When getting her six children and their families together on Thanksgiving became impossible, she, her husband, Don, and the kids' families decided to celebrate the holiday on another day. Senander started going to St. Stephen's homeless shelter on Thanksgiving.

By 1995, she had founded the Thanksgiving Day Free Store to distribute free, often new, winter coats, hats, boots, sweatshirts, socks, underwear, backpacks and personal items to those in need.

Senander served meals to anyone, mostly people who were homeless. As she considered what happened to people after they left the holiday meal, often inadequately clothed for cold days and nights outside, the idea took off.

In recent years, 500 to 700 people received free clothing and personal items. Senander and her volunteers shopped all year for the event. They waited for Menards' annual $1.99 sale on gloves and the 70 percent-off sales at Kohl's to pick up items.

Senander and volunteers usually sought out sweatshirts and coats in larger sizes. "She knows the people who wear them stuff them with extra layers of newspapers to be more 'thermally sound,' " one person wrote in Senander's winning nomination for KARE-TV's "Eleven Who KARE" award to volunteers.

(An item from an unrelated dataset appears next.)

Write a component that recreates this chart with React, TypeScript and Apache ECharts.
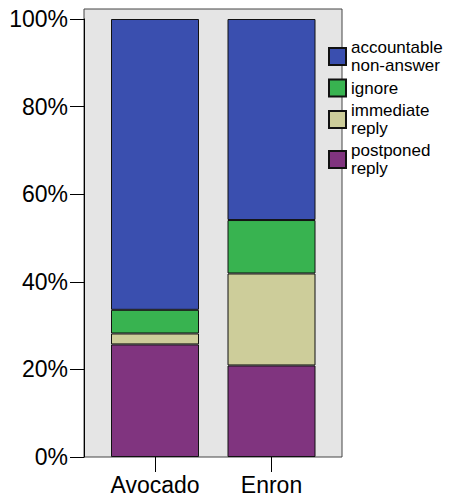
import React, { useEffect, useRef } from "react";
import * as echarts from "echarts";

const categories = ["Avocado", "Enron"];
const yTicks = [0, 20, 40, 60, 80, 100];
const seriesNames = ["postponed reply", "immediate reply", "ignore", "accountable non-answer"];
const postponedReply = [25.7, 20.9];
const immediateReply = [2.5, 21.0];
const ignoreVals = [5.4, 12.2];
const accountableNonAnswer = [66.4, 45.9];
const legendOrder = ["accountable non-answer", "ignore", "immediate reply", "postponed reply"];
const legendLabels: Record<string, string> = {
  "accountable non-answer": "accountable\nnon-answer",
  ignore: "ignore",
  "immediate reply": "immediate\nreply",
  "postponed reply": "postponed\nreply",
};
const colors: Record<string, string> = {
  "postponed reply": "#80347f",
  "immediate reply": "#cdcd9a",
  ignore: "#38b350",
  "accountable non-answer": "#3a4faf",
};

export default function App() {
  const ref = useRef<HTMLDivElement>(null);
  useEffect(() => {
    if (!ref.current) return;
    const chart = echarts.init(ref.current, null, { renderer: "svg" });
    const font = "'Liberation Sans', Arial, Helvetica, sans-serif";
    const values = [postponedReply, immediateReply, ignoreVals, accountableNonAnswer];
    chart.setOption({
      animation: false,
      textStyle: { fontFamily: font },
      graphic: [
        {
          type: "rect",
          z: 0,
          shape: { x: 84, y: 9, width: 258, height: 448 },
          style: { fill: "#e5e5e5", stroke: "#444", lineWidth: 1 },
        },
      ],
      grid: [
        { left: 84, top: 19, width: 258, height: 438 },
        { left: 96.75, top: 19, width: 233, height: 438 },
      ],
      xAxis: [
        { gridIndex: 0, type: "value", show: false, min: 0, max: 1 },
        {
          gridIndex: 1,
          type: "category",
          data: categories,
          axisLine: { show: false },
          axisTick: { show: true, alignWithLabel: true, length: 15, lineStyle: { color: "#000" } },
          axisLabel: { fontSize: 23, color: "#000", margin: 16, fontFamily: font },
        },
      ],
      yAxis: [
        {
          gridIndex: 0,
          type: "value",
          min: yTicks[0],
          max: yTicks[yTicks.length - 1],
          interval: 20,
          axisLine: { show: true, lineStyle: { color: "#000" } },
          axisTick: { show: true, length: 14, lineStyle: { color: "#000" } },
          axisLabel: { fontSize: 23, color: "#000", margin: 16, formatter: "{value}%", fontFamily: font },
          splitLine: { show: false },
        },
        { gridIndex: 1, type: "value", min: 0, max: 100, show: false },
      ],
      legend: {
        orient: "vertical",
        left: 328,
        top: 38.5,
        padding: 0,
        itemGap: 4,
        itemWidth: 17,
        itemHeight: 17,
        data: legendOrder,
        formatter: (n: string) => legendLabels[n],
        textStyle: { fontSize: 17, lineHeight: 18, color: "#000", fontFamily: font },
        icon: "rect",
      },
      series: seriesNames.map((name, i) => ({
        name,
        type: "bar",
        stack: "total",
        xAxisIndex: 1,
        yAxisIndex: 1,
        barWidth: 88,
        data: values[i],
        itemStyle: { color: colors[name], borderColor: "#111", borderWidth: 1 },
      })),
    });
    return () => chart.dispose();
  }, []);
  return (
    <div
      ref={ref}
      style={{ position: "fixed", left: 0, top: 0, width: 452, height: 502, background: "#fff" }}
    />
  );
}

She rarely talked about how she became devoted to such work. But she was likely influenced by divorce from her first husband, who left her with five kids under the age of 7. Senander later married Don, who adopted the kids, and the two added a sixth child, Kriss, in 1961.

Until she turned 80, Senander was still joining teenagers in an annual event sleeping outside in cardboard boxes to bring attention to homelessness. She proved nearly impossible to resist when she called on family, friends and acquaintances to join her causes. Behind her back, Senander became affectionately known as the "demander" after "Senander" was auto-corrected as "demander" in a text.

The name stuck, said Mary Kay Sauter, a retired United Church of Christ pastor, and one of four who eulogized Senander at her funeral. Sauter experienced that gentle pressure herself when Senander wanted to be at Minneapolis City Hall to witness the first legal gay weddings in Minnesota. "She called me up that day [July 31, 2013] and said, 'I want to go to the service tonight at midnight. Can you drive us?' "

Sauter laughs now at the inconvenience of being called for a last-minute, late-night ride. "She challenged us to go, and now I'm so glad we did," Sauter said.

Despite Senander's stridency, she was known as someone who could forgo talk of religion or politics to keep peace and friendships, but opponents knew to expect get an earful. "She knew that inclusion was important — and so was talking about what two sides have in common," Hartsig said.

She is survived by her husband, Don, and six children. Services have been held.